Pascall, who is attached to the THA’s legal division, said so in a letter to attorney Donna Prowell on the issue of the investors and a possible US$30 million lawsuit. Chief Secretary of the THA Orville London did not answer calls on the issue yesterday. The THA’s Information Department, however, cited Pascall’s letter to Prowell, who is acting on behalf of the investors.
According to this, Prowell wrote to the THA on January 10. The UK investors said they were given the impression that all was well with their 2005 bid to buy the 184-acre estate to build a five-star tourist resort. However, since then, they claim, the THA had stalled on the deal and they had lost millions of dollars as a result.
Pascall’s letter pointed out: ”The Tobago House of Assembly has no authority or responsibility for the collection, processing, approving and/or granting licences, pursuant to the Foreign Investment Act; there is no institution or department in Tobago which entertains application/applications for a foreign investment licence.
“In fact on all occasions where persons seek information from the THA, they are directed to the Website of the Ministry of Finance for the forms and/or guidelines for making applications for foreign investment licences and those persons are further advised to direct their application/applications to the permanent secretary, Ministry of Finance.”
Pascall stated: “It is my instructions the Tobago House of Assembly became interested and exercised a decision to acquire the Culloden Estate after the bankers’ power of sale as mortgagee or charges became exercisable and the bank went to the market, via advertisement. “The THA would not have known of any application by the investors pending with the Ministry of Finance.

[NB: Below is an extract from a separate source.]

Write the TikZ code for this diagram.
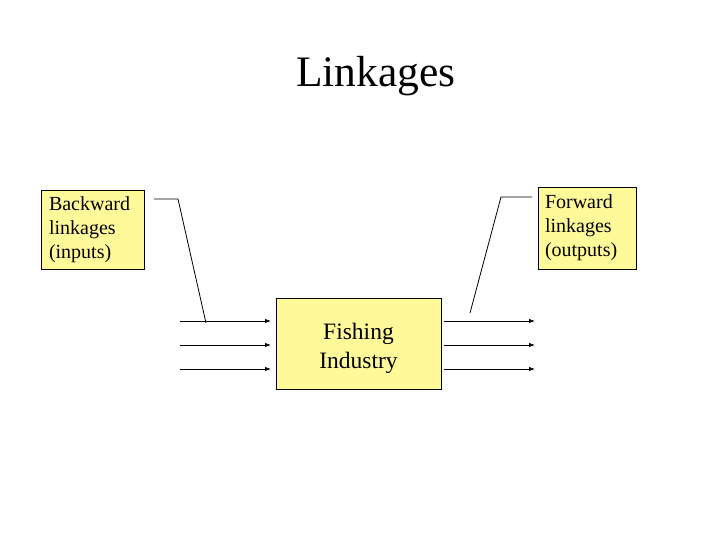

“The THA would not have been interested with the benefits of any preliminary works carried out by the investor with respect to the Culloden Estate upon the closure of the sale because the sale price would have taken into consideration the increased value of the land, taking note of valuable fixtures and fittings; so that no one would benefit more than he/she is willing to pay.”
Pascall also added: “ I hasten to state that I am unable to identify who in the Tobago House of Assembly’s administration had discussions with the investors, [and] as such I am unable to comment on any representation made as is alleged.” Other sources said the THA had sent some information on the issue and representatives from the UK who were pressing to get the matter settled were in T&T to try to do so. They said a meeting might be held on the issue.